Broadband connectivity is a prerequisite for legislative dialogue, Muzzall pointed out. With the virtual session on top of the shift to distance learning, Muzzall anticipates that enhancing broadband connectivity around the state will be a top priority, and that it “may end up burning up a bunch of our capital budget to accomplish” in the 2021 session.

What Shewmake and Kraft agreed with the broader policy goal of expanding access to broadband, the question of how to do so provoked a dispute over the distinction between socialism and subsidies.

Kraft: The fact that the government is looking to move into broadband more fully, my concern is that I don’t want to see broadband become a utility for government. To me, I want to see that stay with the private sector. I think the competition is healthy.”

Shewmake: We dealt with this with electricity, we deal with this with railroads. We’ve seen natural monopolies in the past engage in this behavior where they make such a big capital outlay that really only supports one provider, which means they have their own little special monopoly. How do you break that up? Because that seems like a big source of inequity between urban areas which might be able to support multiple companies competing and the rural areas which might only have one option for service.” 

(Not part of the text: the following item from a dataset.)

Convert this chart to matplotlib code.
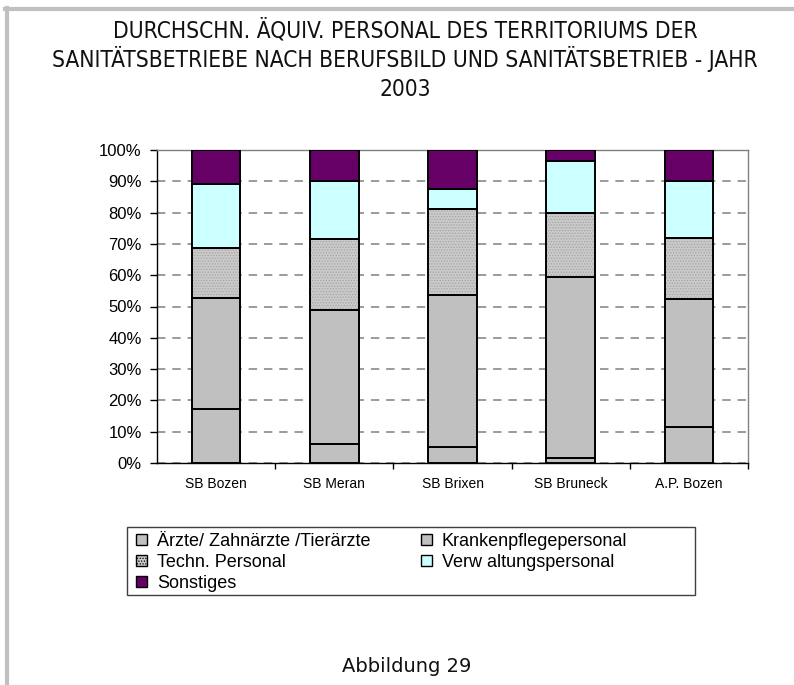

Kraft: Those are some of the potential challenges with supply and demand if there’s only one provider, the supplier, they have the control over what the price is. So I recognize that. My other challenge though is subsidizing everything through the government, which is socialism. I’m not interested in that within an American economy. Our economy should be subsidized by all the taxpayers, and that is what we’re seeing in a very large way right now.”

Shewmake: I just have to push back; subsidies and socialism are not the same thing. Socialism is about owning the means of production whereas a subsidy is a way to use markets to achieve outcomes that we all care about. For example, we subsidize education. There are a lot of good benefits to subsidizing things that have a public benefit.” 

Kraft: “This is probably back to your point about the terminology. It’s socialism. Subsidizing health care and broadband, or anything, the more you do it, even if it’s a good cause. That’s what socialism is; it’s when more taxpayer money goes to offset true supply and demand.”

Shewmake: I would just encourage you to look up the definition of socialism. They are very different.” 

Expressing openness to comprise, Muzzall said he would consider looking at expanding retail authority to public utility districts as one potential solution.

All three panelists agreed that partisan politics have fomented a meanness in society at large.

We’ve got to start being nice to one another. This is really frustrating to me; the lack of respect that we are showing on another in our society. Yes we’re passionate, yes we have differing views, but that doesn’t mean that we should be jerks to one another.”